Sunday, February 18, 2007

Brotha Got Bills part 1,2 & 3

I friend of mine wrote an article called brotha got bills touching on how people should conduct themselves when approaching artists about there work and further more asking them to work for them. Please take a look at it and visit his website. Hope you enjoy the article.



art and words byAMEN

the phrase that every artist hates to hear, but hears way too much:
"yo man! your shit is tight! i got this idea, and i think your style will really set it off!

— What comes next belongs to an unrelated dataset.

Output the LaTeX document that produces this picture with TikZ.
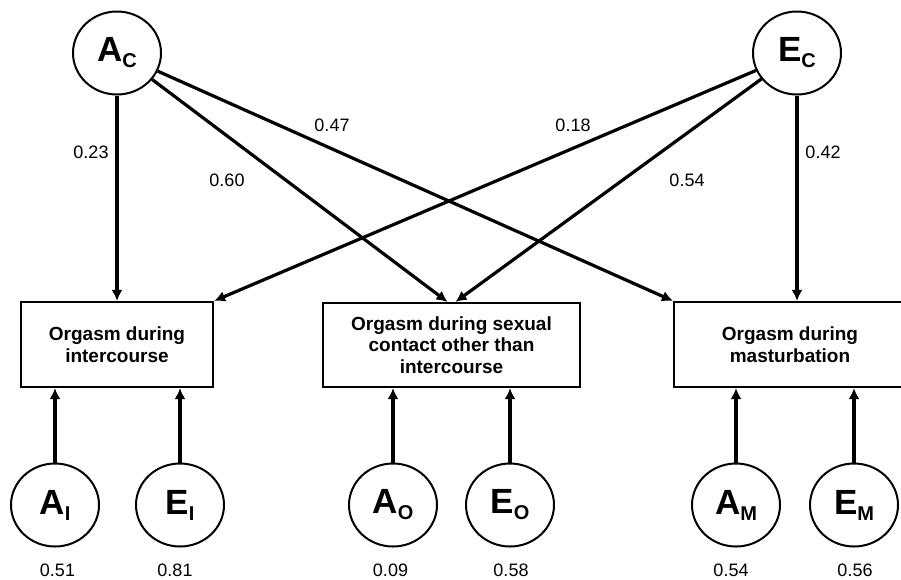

IF THIS SOUNDS LIKE YOU, turn off your ipod, lean in close, and listen to what i am about to tell you:

the artist you are talking to/instant messaging/texting/emailing/or otherwise communicating with
HAS BEEN GIVEN A COMPLIMENT BEFORE. he/she probably already knows how dope his/her artwork is.
it doesn't mean he/she has a big head! being dope is the predictable result of combining God-given talent
and good old-fashioned hard work. NOW, WE ALL LOVE COMPLIMENTS...
but following the compliment with a request for free work is like telling a girl you love her
just so she will let you hit it... i guess it works sometimes, BUT DON"T BE SURPRISED WHEN IT DOESN'T.

i'm not by any stretch the dopest artist on mySpace (in fact, if you're reading this, i know YOU KNOW at least ONE cat who is doper...),
but i get (literally!) HUNDREDS of emails every month from cats trying to talk me into doing artwork for free.
ninety-nine times out of a hundred, i just ignore them.
(yeah, i said it... so if you sent me a message asking me to do work for you, prefaced with a sentence like the one above,
and you are STILL waiting for my reply, know this: i got it. i just ignored it. if you had read my profile, you woulda saw it comin'...).

i usedta get mad about it, but i'm used to it now. it's part of the game.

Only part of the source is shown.